Southall’s star is rising with each tournament she wins, but she still has a long way to go.
Her first hurdle was winning the confidence of her father.
“They first told me she could play, and I told them she couldn’t,” Albert Southall said, referring to Sobeyone and her mother, Jackie. “I had to see it. Once I saw, I believed. I knew she was athletic, but I didn’t know about tennis.”
Albert Southall jokingly added a theory as to where his daughter got her talent.
“She must have picked it up playing ping pong.”
No matter how it happened, Sobeyone has an impressive learning curve.
Her most recent tournament victory was at the Brookhighland Jr. Open in Birmingham last weekend. She won her first two matches on tiebreaks in the third set then swept Emily Crawford 6-3, 6-0 in the final.
It was her first tournament on clay.
It took Sobeyone a while to get going after she first picked up a racket. She never quite was able to believe she could beat an opponent.
“It wasn’t until I actually won a match in a tournament two years ago,” Sobeyone said.
Since then, she has gone on to win six tournaments in addition to competing with the Selma High tennis team.
No stranger to setting goals, Sobeyone already has her eyes set on success with the Saints.
“I’m going to be the No. 2 player next season,” she said. “I’m going to try to go undefeated, and the year after that, I want to be the No. 1 player.”

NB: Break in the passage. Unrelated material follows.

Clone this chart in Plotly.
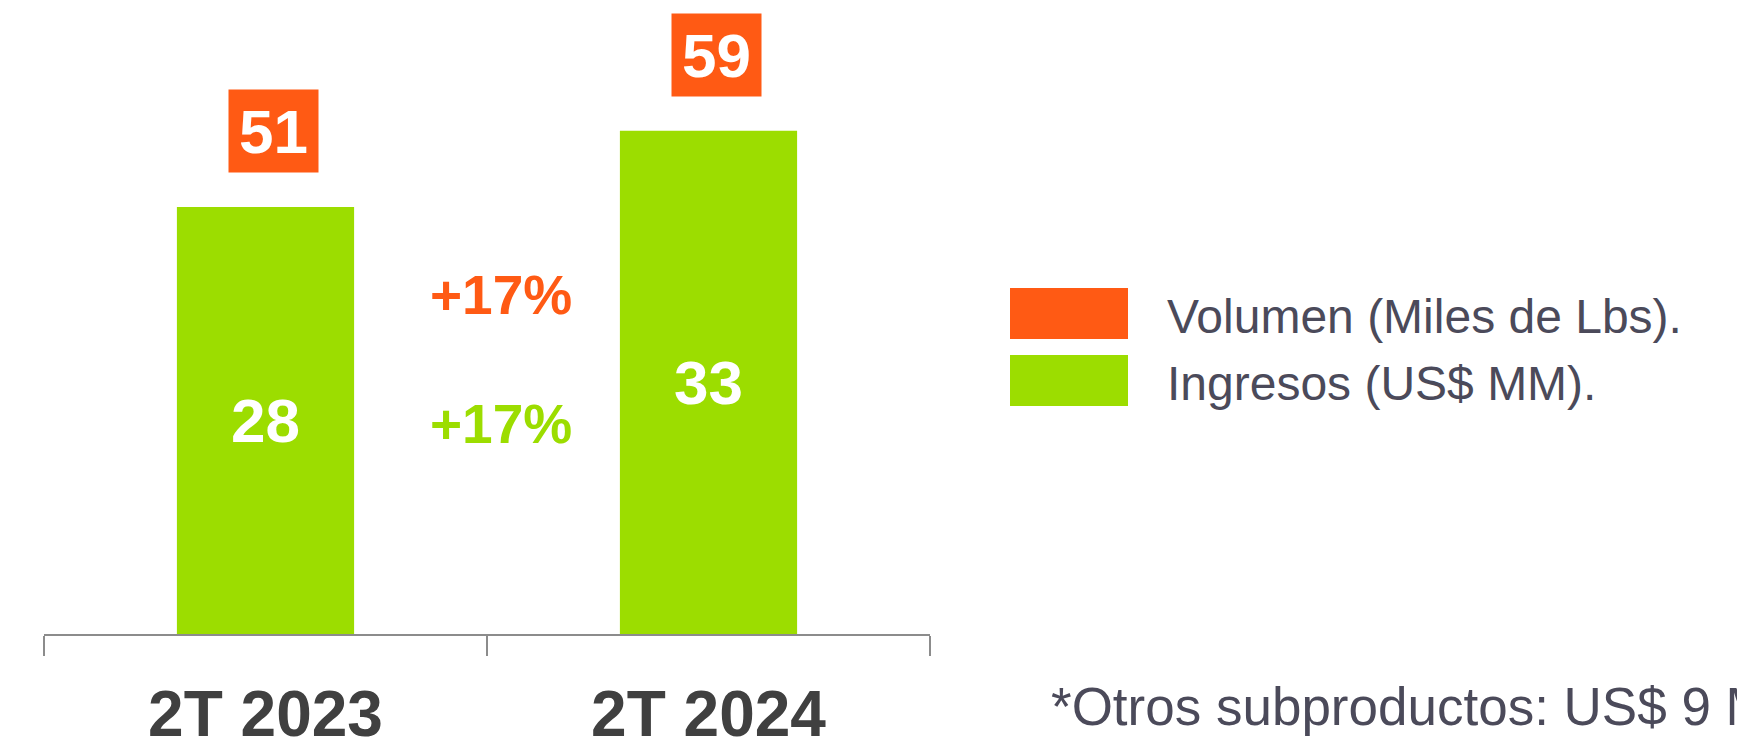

Even with her talent and the benefit of being an honor student her entire life, it’s a long road to Cambridge, Mass., for many students and athletes.
Sobeyone has to contend with playing a sport in an area where so many more options are much more appealing.
The Black Belt, after all, is the heart of basketball culture in Alabama. And Selma is no exception.
But given time and opportunity, she thinks several of her peers can accomplish things in the sport of tennis they never would have considered.
A lot of her enthusiasm stems from the teaching of Selma’s tennis director, Louis Hill.
“If they tried it for at least one season, they’d figure out they like it more than they think they would,” Sobeyone said. “He (Hill) tries to correct any mistakes I have. Every so often, I go out and hit with him some at practice.”
Hill is also helping the Southalls find scholarships and multi-cultural grants.
For the most part, Sobeyone’s mother handles her tournament schedule and preparation during the summer. It was Jackie Southall, a former tennis player herself, who first encouraged her daughter to take up the game.
Although tennis could potentially be the key to her future, Sobeyone’s interests in the game are much simpler – for now, anyway.
“I like the fact that it’s exercise and fun at the same time,” she said. “It also helps you in other parts of sports. Tennis, it’s more of an individual sport.”
It isn’t always a picnic, however.
“You play year-round when it’s very, very hot and when it’s very, very cold.”